### Figure scripts
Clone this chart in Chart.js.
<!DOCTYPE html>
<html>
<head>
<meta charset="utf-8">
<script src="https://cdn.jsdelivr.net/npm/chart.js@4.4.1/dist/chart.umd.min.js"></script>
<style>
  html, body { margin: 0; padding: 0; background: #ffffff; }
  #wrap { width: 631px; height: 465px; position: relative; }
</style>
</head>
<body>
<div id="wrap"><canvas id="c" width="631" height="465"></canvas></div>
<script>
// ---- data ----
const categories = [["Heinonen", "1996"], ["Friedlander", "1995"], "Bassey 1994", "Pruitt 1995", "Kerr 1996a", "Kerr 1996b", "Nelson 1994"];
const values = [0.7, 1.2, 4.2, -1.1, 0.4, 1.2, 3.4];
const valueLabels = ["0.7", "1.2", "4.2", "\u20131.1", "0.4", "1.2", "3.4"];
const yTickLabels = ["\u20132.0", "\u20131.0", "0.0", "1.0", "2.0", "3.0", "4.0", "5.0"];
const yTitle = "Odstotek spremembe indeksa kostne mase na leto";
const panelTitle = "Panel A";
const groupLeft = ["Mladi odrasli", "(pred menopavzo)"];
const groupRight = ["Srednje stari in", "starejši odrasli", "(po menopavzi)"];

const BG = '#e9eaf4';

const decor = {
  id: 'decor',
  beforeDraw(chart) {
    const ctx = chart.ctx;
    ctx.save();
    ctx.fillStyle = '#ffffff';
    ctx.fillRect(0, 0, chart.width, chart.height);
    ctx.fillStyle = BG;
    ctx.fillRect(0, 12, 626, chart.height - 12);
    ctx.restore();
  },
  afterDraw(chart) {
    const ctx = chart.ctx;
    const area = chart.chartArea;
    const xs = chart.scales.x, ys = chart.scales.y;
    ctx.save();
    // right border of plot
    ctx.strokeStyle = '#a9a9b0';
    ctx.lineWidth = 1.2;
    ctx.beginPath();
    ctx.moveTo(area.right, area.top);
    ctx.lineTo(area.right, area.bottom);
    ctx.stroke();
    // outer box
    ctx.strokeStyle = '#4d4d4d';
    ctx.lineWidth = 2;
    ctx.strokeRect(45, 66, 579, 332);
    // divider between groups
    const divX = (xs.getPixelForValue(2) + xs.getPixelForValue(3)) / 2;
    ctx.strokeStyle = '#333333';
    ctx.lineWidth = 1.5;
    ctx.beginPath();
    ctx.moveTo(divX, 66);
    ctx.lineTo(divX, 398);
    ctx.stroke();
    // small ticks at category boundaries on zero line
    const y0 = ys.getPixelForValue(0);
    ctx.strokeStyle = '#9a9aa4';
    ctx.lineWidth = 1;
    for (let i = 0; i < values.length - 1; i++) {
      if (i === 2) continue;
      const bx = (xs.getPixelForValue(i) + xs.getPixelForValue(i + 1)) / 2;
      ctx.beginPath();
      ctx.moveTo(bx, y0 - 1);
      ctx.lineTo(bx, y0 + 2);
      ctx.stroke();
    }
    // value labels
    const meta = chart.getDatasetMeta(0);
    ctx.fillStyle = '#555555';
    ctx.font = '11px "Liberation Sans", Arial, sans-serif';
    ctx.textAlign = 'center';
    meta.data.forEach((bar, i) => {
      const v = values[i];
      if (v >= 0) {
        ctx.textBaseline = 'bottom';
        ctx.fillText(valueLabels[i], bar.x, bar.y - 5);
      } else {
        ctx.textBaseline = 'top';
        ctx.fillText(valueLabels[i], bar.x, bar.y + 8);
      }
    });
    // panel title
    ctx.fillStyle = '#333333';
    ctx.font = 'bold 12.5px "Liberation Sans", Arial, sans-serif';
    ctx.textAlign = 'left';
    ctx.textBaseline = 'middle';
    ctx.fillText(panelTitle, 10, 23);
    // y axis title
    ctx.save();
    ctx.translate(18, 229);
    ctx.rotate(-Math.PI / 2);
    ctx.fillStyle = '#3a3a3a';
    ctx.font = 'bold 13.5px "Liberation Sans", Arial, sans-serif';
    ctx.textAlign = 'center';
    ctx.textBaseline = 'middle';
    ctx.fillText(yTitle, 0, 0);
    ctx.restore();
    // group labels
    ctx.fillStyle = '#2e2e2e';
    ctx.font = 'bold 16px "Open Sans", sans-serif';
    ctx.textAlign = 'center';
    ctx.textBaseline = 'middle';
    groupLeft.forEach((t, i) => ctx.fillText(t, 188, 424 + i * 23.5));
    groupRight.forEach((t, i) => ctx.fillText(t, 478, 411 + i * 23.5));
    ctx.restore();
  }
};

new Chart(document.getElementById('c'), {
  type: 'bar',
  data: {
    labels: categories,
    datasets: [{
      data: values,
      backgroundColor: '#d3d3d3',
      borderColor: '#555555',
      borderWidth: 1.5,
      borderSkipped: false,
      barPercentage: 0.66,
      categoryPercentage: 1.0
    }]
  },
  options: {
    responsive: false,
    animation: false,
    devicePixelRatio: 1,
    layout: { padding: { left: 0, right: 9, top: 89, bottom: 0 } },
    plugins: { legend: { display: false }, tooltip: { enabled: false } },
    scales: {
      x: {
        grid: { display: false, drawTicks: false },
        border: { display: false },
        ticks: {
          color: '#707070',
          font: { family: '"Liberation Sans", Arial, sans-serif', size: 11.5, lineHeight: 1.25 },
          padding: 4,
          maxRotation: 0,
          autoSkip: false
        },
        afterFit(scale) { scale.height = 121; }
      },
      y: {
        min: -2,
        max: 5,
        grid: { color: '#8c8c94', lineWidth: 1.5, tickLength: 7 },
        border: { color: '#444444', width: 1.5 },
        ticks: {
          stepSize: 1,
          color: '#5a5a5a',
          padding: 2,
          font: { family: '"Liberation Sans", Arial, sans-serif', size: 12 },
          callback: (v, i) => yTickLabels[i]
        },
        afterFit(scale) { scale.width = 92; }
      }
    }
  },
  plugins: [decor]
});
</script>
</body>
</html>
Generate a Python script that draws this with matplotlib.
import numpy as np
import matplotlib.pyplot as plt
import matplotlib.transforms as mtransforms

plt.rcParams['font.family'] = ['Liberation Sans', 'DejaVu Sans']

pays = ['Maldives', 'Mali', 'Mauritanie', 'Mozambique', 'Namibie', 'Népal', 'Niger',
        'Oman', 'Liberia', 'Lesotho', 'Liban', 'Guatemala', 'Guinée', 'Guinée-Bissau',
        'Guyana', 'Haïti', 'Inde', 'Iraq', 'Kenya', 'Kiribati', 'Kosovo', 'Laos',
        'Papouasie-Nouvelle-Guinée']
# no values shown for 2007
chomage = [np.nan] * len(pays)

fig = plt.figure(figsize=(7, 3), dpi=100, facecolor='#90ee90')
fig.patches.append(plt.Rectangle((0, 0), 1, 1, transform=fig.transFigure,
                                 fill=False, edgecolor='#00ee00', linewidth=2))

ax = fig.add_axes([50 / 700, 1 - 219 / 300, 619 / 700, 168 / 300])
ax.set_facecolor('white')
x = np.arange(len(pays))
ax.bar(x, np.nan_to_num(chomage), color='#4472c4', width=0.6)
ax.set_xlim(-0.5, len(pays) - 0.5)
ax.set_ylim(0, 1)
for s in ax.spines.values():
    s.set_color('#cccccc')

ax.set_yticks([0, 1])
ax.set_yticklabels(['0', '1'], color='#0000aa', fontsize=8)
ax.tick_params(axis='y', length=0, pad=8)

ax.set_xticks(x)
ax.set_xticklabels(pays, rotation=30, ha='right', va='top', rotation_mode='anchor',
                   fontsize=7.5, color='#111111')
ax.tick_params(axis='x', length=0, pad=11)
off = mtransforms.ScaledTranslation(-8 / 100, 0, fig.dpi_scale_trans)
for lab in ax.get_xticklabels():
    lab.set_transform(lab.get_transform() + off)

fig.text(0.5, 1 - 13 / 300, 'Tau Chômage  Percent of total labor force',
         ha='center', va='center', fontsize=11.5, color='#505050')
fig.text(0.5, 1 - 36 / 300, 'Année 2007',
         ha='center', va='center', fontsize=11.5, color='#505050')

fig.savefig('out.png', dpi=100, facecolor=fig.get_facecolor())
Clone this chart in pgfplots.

### What you need to do
Using the data above, transcribe the lines that run from the line with "Generate a Python" to the line with "plt.rcParams['font.family'] = ['Liberation", both ends kept, and output nothing else.

### Correct response
Generate a Python script that draws this with matplotlib.
import numpy as np
import matplotlib.pyplot as plt
import matplotlib.transforms as mtransforms

plt.rcParams['font.family'] = ['Liberation Sans', 'DejaVu Sans']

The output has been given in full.